The free warehouse consultancy planning service is a no-commitment required extra that Combilift has been offering for many years. While its key goal is, unsurprisingly, to sell more product, the team has also worked hard to foreground wider industry issues, including worker safety and making the most economical use of sites.
They deliver specific options to the customer, all built around principles of space and efficiency optimisation and eliminating load movements at height, shown as animations so customers can see how the racking and machinery will work.
“With the free warehouse design, we make this very visual for our clients,” says McVicar. “We’ve had a doubling in demand for the service over the last 12 months, and now we’ve noticed the additional volume of business it’s bringing in.”
For timber businesses with hardware components and hardware stores with trade yards, the combination of design service and the new Aisle Master-OP opens up the potential for a significant increase in stock, or for handing over more space to the long timber offer without having to sacrifice drive-through areas or pay for more real estate.
Capable indoors and out, the OP is an ideal second lift. “A lot of Australian companies like your Mitre 10s and your other building suppliers, they have a lot of palletised goods, it’s not just long load handling for them,” McVicar says. “There’s great opportunity there for them to add this unit, especially because it comes with a wide range of rental options.
“The unit price point is already attractive, but when you add in the warehouse design and factor out the cost of the space they’re saving by moving to the narrow-aisle model, they’re actually getting a forklift for free. We’ve seen customers renting less space or subletting their spare space – it really opens up your options.”

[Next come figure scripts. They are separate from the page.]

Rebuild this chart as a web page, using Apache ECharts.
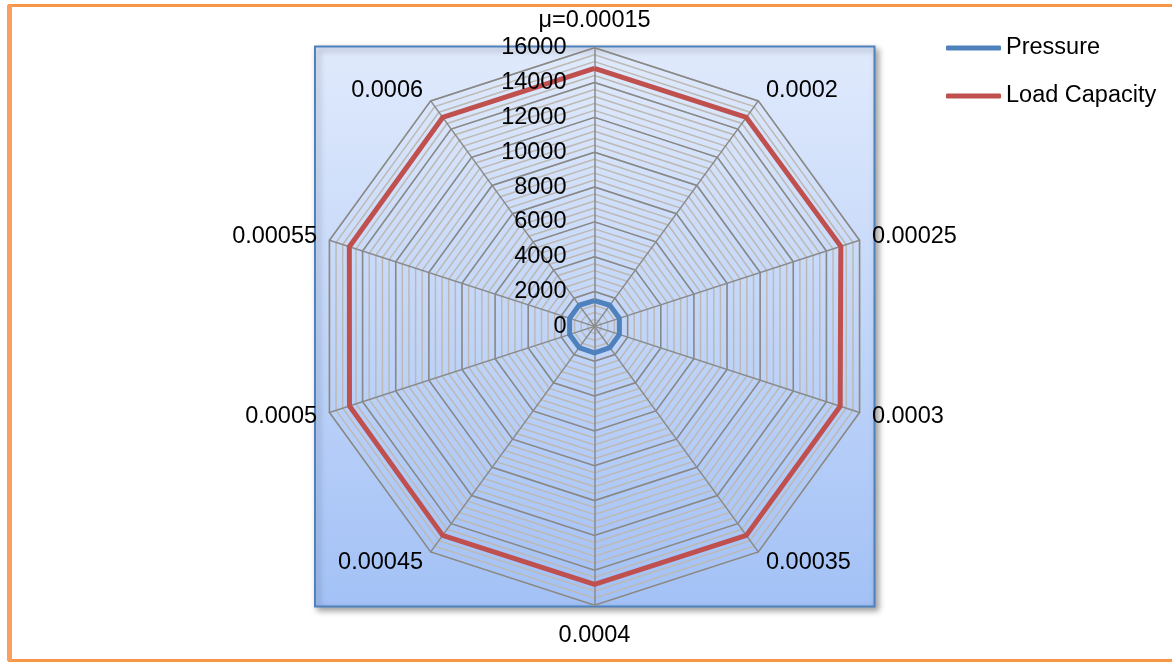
<!DOCTYPE html>
<html>
<head>
<meta charset="utf-8">
<script src="https://cdn.jsdelivr.net/npm/echarts@6/dist/echarts.min.js"></script>
<style>
  html, body { margin: 0; padding: 0; background: #ffffff; }
  #chart { width: 1172px; height: 663px; }
</style>
</head>
<body>
<div id="chart"></div>
<script>
// Friction coefficient categories, listed clockwise from the top spoke
const categories = ['μ=0.00015', '0.0002', '0.00025', '0.0003', '0.00035',
                    '0.0004', '0.00045', '0.0005', '0.00055', '0.0006'];
const pressure = [1480, 1500, 1500, 1500, 1500, 1520, 1500, 1500, 1500, 1500];
const loadCapacity = [14820, 14830, 14870, 14830, 14830, 14810, 14830, 14790, 14800, 14830];
const axisTicks = ['0', '2000', '4000', '6000', '8000', '10000', '12000', '14000', '16000'];
const axisMax = 16000;
const majorStep = 2000;
const minorStep = 400;

// ECharts lays radar spokes counter-clockwise, so keep the first one on top
// and reverse the rest to read clockwise.
function clockwise(arr) {
  return [arr[0]].concat(arr.slice(1).reverse());
}

const cx = 594.5, cy = 326.4, R = 278.7;
const FONT = '"Liberation Sans", Arial, sans-serif';
const FS = 23.5;

const indicators = clockwise(categories).map(n => ({ name: n, min: 0, max: axisMax }));

const chart = echarts.init(document.getElementById('chart'), null, { renderer: 'canvas' });

chart.setOption({
  animation: false,
  textStyle: { fontFamily: FONT },
  graphic: [
    // outer frame
    {
      type: 'rect', z: -20,
      shape: { x: 9.5, y: 5.5, width: 1180, height: 655 },
      style: { fill: '#ffffff', stroke: '#f79646', lineWidth: 3 }
    },
    {
      type: 'line', z: -19,
      shape: { x1: 9.5, y1: 5, x2: 9.5, y2: 661 },
      style: { stroke: '#f9a060', lineWidth: 5 }
    },
    // plot area with gradient fill
    {
      type: 'rect', z: -10,
      shape: { x: 315, y: 46.5, width: 559.5, height: 560 },
      style: {
        fill: new echarts.graphic.LinearGradient(0, 0, 0, 1, [
          { offset: 0, color: '#e0eafc' },
          { offset: 1, color: '#a3c1f6' }
        ]),
        stroke: '#4f81bd', lineWidth: 2,
        shadowBlur: 6, shadowOffsetX: 3, shadowOffsetY: 3,
        shadowColor: 'rgba(0,0,0,0.35)'
      }
    }
  ],
  legend: {
    orient: 'vertical',
    left: 946, top: 36, padding: 0,
    itemWidth: 55, itemHeight: 5,
    itemGap: 24,
    icon: 'roundRect',
    textStyle: { fontSize: FS, color: '#000000', fontFamily: FONT, lineHeight: 24 },
    data: ['Pressure', 'Load Capacity']
  },
  // value axis drawn along the top spoke to carry the tick labels
  grid: { left: cx, top: cy - R, width: 1, height: R, z: 10 },
  xAxis: { type: 'value', show: false },
  yAxis: {
    type: 'value', min: 0, max: axisMax, interval: majorStep, z: 10,
    axisLine: { show: false }, axisTick: { show: false }, splitLine: { show: false },
    axisLabel: {
      margin: 28, fontSize: FS, color: '#000000', fontFamily: FONT,
      formatter: (v) => axisTicks[Math.round(v / majorStep)]
    }
  },
  radar: [
    // minor grid
    {
      center: [cx, cy], radius: R, startAngle: 90, shape: 'polygon',
      splitNumber: axisMax / minorStep,
      indicator: indicators,
      axisName: { show: false },
      axisLine: { show: false },
      axisLabel: { show: false },
      axisTick: { show: false },
      splitArea: { show: false },
      splitLine: { lineStyle: { color: '#bdb9b2', width: 1.5 } }
    },
    // major grid, spokes and category names
    {
      center: [cx, cy], radius: R, startAngle: 90, shape: 'polygon',
      splitNumber: axisMax / majorStep,
      indicator: indicators,
      nameGap: 13,
      axisName: {
        color: '#000000', fontSize: FS, fontFamily: FONT,
        formatter: (name) => {
          if (name === categories[0]) return '{t|' + name + '}';
          if (name === categories[5]) return '{b|' + name + '}';
          return '{n|' + name + '}';
        },
        rich: {
          t: { fontSize: FS, fontFamily: FONT, color: '#000', padding: [0, 0, 2, 0] },
          b: { fontSize: FS, fontFamily: FONT, color: '#000', padding: [5, 0, 0, 0] },
          n: { fontSize: FS, fontFamily: FONT, color: '#000' }
        }
      },
      axisLine: { show: true, lineStyle: { color: '#8a8a8a', width: 1.5 } },
      axisLabel: { show: false },
      axisTick: { show: false },
      splitArea: { show: false },
      splitLine: { lineStyle: { color: '#888888', width: 1.5 } }
    }
  ],
  series: [
    {
      name: 'Pressure', type: 'radar', radarIndex: 1, symbol: 'none',
      itemStyle: { color: '#4f81bd' },
      lineStyle: { color: '#4f81bd', width: 5 },
      data: [{ name: 'Pressure', value: clockwise(pressure) }]
    },
    {
      name: 'Load Capacity', type: 'radar', radarIndex: 1, symbol: 'none',
      itemStyle: { color: '#c0504d' },
      lineStyle: { color: '#c0504d', width: 5 },
      data: [{ name: 'Load Capacity', value: clockwise(loadCapacity) }]
    }
  ]
});
</script>
</body>
</html>
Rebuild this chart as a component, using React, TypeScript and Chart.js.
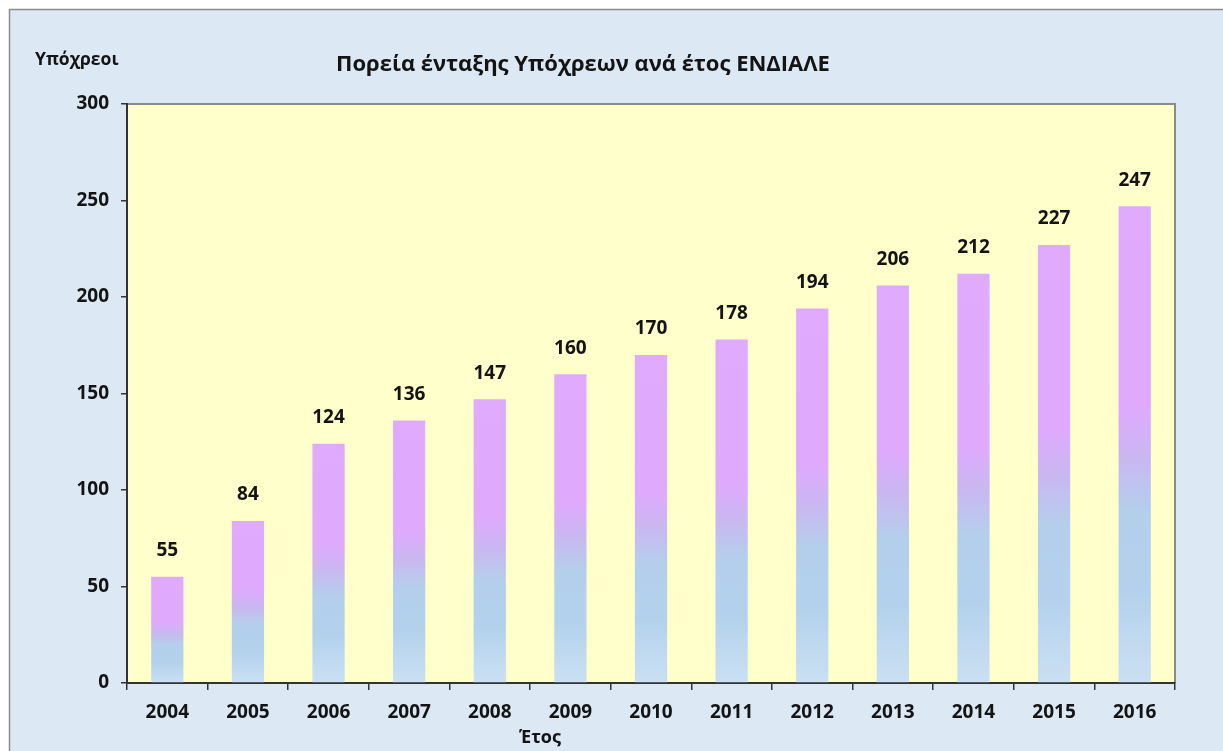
import React, { useEffect, useRef } from "react";
import { Chart, registerables } from "chart.js";

Chart.register(...registerables);

const years = ["2004", "2005", "2006", "2007", "2008", "2009", "2010", "2011", "2012", "2013", "2014", "2015", "2016"];
const obligors = [55, 84, 124, 136, 147, 160, 170, 178, 194, 206, 212, 227, 247];
const yMin = 0;
const yMax = 300;
const yStep = 50;
const chartTitle = "Πορεία ένταξης Υπόχρεων ανά έτος ΕΝΔΙΑΛΕ";
const yTitle = "Υπόχρεοι";
const xTitle = "Έτος";

const FONT = "'Open Sans', 'DejaVu Sans', sans-serif";
const TEXT = "#141414";

const framePlugin = {
  id: "frame",
  beforeDraw(chart: any) {
    const { ctx, width, height } = chart;
    ctx.save();
    ctx.fillStyle = "#ffffff";
    ctx.fillRect(0, 0, width, height);
    ctx.fillStyle = "#dde8f5";
    ctx.fillRect(9, 9, width - 9, height - 9);
    ctx.strokeStyle = "#8c8c8c";
    ctx.lineWidth = 1.5;
    ctx.beginPath();
    ctx.moveTo(9.5, height);
    ctx.lineTo(9.5, 9.5);
    ctx.lineTo(width, 9.5);
    ctx.stroke();
    const a = chart.chartArea;
    ctx.fillStyle = "#ffffcc";
    ctx.fillRect(a.left, a.top, a.right - a.left, a.bottom - a.top);
    ctx.strokeStyle = "#8a8a8a";
    ctx.lineWidth = 2;
    ctx.beginPath();
    ctx.moveTo(a.left, a.top);
    ctx.lineTo(a.right, a.top);
    ctx.lineTo(a.right, a.bottom);
    ctx.stroke();
    ctx.restore();
  },
  afterDraw(chart: any) {
    const { ctx } = chart;
    ctx.save();
    ctx.fillStyle = TEXT;
    ctx.textBaseline = "middle";
    ctx.textAlign = "center";
    ctx.font = `bold 22px ${FONT}`;
    ctx.fillText(chartTitle, 583, 65);
    ctx.textAlign = "left";
    ctx.font = `bold 17.5px ${FONT}`;
    ctx.fillText(yTitle, 35, 60);
    ctx.textAlign = "center";
    ctx.font = `bold 18px ${FONT}`;
    ctx.fillText(xTitle, 540, 738);
    ctx.restore();
  },
};

const labelPlugin = {
  id: "valueLabels",
  afterDatasetsDraw(chart: any) {
    const { ctx } = chart;
    const meta = chart.getDatasetMeta(0);
    ctx.save();
    ctx.fillStyle = TEXT;
    ctx.textAlign = "center";
    ctx.textBaseline = "middle";
    ctx.font = `bold 19px ${FONT}`;
    meta.data.forEach((bar: any, i: number) => {
      ctx.fillText(String(obligors[i]), bar.x, bar.y - 26);
    });
    ctx.restore();
  },
};

function barGradient(c: any) {
  const chart = c.chart;
  const area = chart.chartArea;
  if (!area || c.type !== "data") return "#e0aaff";
  const y = chart.scales.y;
  const v = c.raw as number;
  const top = y.getPixelForValue(v);
  const base = y.getPixelForValue(0);
  const g = chart.ctx.createLinearGradient(0, base, 0, top);
  g.addColorStop(0, "#cae0f3");
  g.addColorStop(0.2, "#b3d1ec");
  g.addColorStop(0.36, "#b4cfec");
  g.addColorStop(0.47, "#c9b8f1");
  g.addColorStop(0.58, "#dfaafe");
  g.addColorStop(1, "#e0aaff");
  return g;
}

export default function App() {
  const ref = useRef<HTMLCanvasElement | null>(null);
  useEffect(() => {
    if (!ref.current) return;
    const yAxisWidth = 60;
    const xAxisHeight = 45;
    const chart = new Chart(ref.current, {
      type: "bar",
      data: {
        labels: years,
        datasets: [
          {
            data: obligors,
            backgroundColor: barGradient as any,
            borderWidth: 0,
            barPercentage: 0.4,
            categoryPercentage: 1,
          },
        ],
      },
      plugins: [framePlugin, labelPlugin],
      options: {
        animation: false,
        responsive: true,
        maintainAspectRatio: false,
        layout: {
          padding: { left: 127 - yAxisWidth, top: 104, right: 48, bottom: 751 - 683 - xAxisHeight },
        },
        plugins: {
          legend: { display: false },
          title: { display: false },
          tooltip: { enabled: false },
        },
        scales: {
          x: {
            afterFit: (s: any) => {
              s.height = xAxisHeight;
            },
            grid: {
              offset: true,
              drawOnChartArea: false,
              drawTicks: true,
              tickLength: 7,
              color: "#333333",
              lineWidth: 1.5,
            },
            border: { display: true, color: "#333333", width: 2 },
            ticks: {
              color: TEXT,
              font: { family: FONT, size: 19, weight: "bold" },
              padding: 11,
              maxRotation: 0,
            },
          },
          y: {
            min: yMin,
            max: yMax,
            afterFit: (s: any) => {
              s.width = yAxisWidth;
            },
            grid: {
              drawOnChartArea: false,
              drawTicks: true,
              tickLength: 6,
              color: "#333333",
              lineWidth: 1.5,
            },
            border: { display: true, color: "#333333", width: 2 },
            ticks: {
              stepSize: yStep,
              color: TEXT,
              font: { family: FONT, size: 19, weight: "bold" },
              padding: 12,
            },
          },
        },
      },
    });
    return () => chart.destroy();
  }, []);
  return (
    <div style={{ position: "fixed", left: 0, top: 0, width: 1223, height: 751 }}>
      <canvas ref={ref} />
    </div>
  );
}
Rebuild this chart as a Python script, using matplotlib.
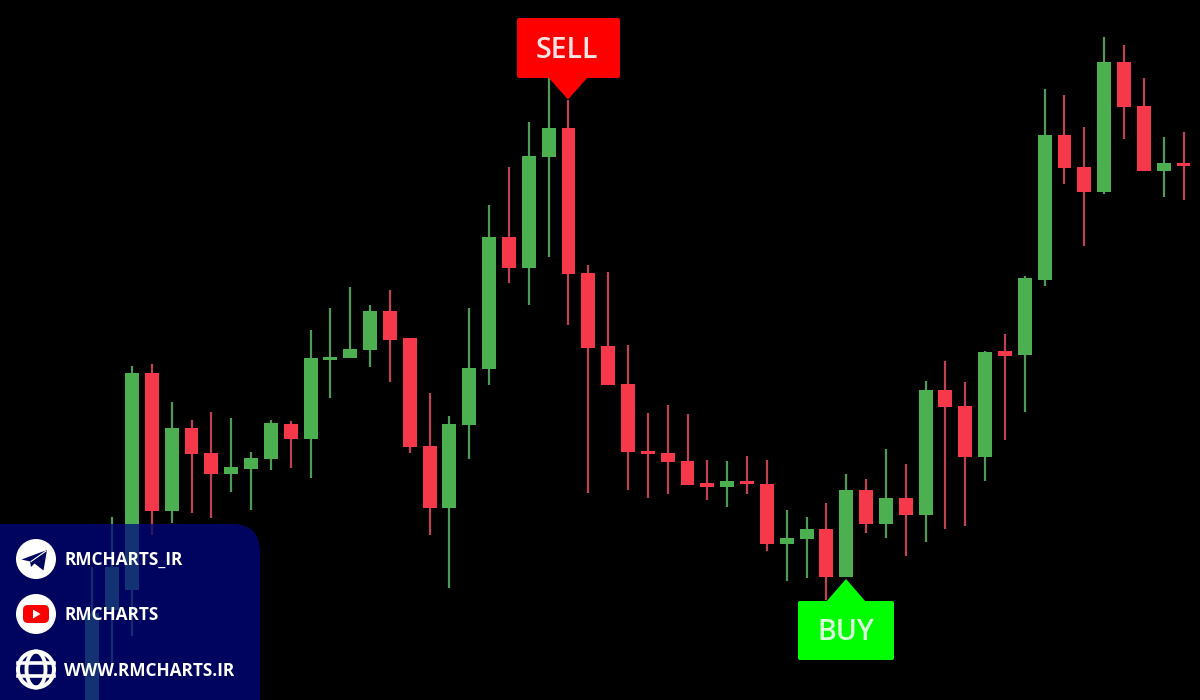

Chris Littlewood, Combilift country manager, Australia, adds, “We’ve also seen companies that are already using narrow-aisle technologies be able to further increase what they can store and get more value out of their space with these new generations of narrow-aisle lifts.”
The OP is the latest in Combilift’s successful recent introductions, including the Combi Container Slip Sheet (CSS), which can very quickly load (six minutes to load a full container) and unload packs of timber. Tilling has recently placed a significant CSS order to destuff their long engineered product from its containers faster and with reduced risk of damage compared to doing the job with standard forklifts.
The CSS joins the straddle carrier range and series of long-load specialty lifts that have seen the brand find a natural home in the timber sector. The OP slots into this offer neatly. Like the other units, it’s differentiated by its focus on how businesses actually use their machines.
“We’ve seen in ecommerce that all the goods aren’t on uniform pallets,” McVicar says. “Many traditional forklift trucks are only suitable for uniform pallets, which isn’t what goes into the normal online order. A Combilift, we make machines for what businesses do, not what’s easiest for us to design and manufacture.”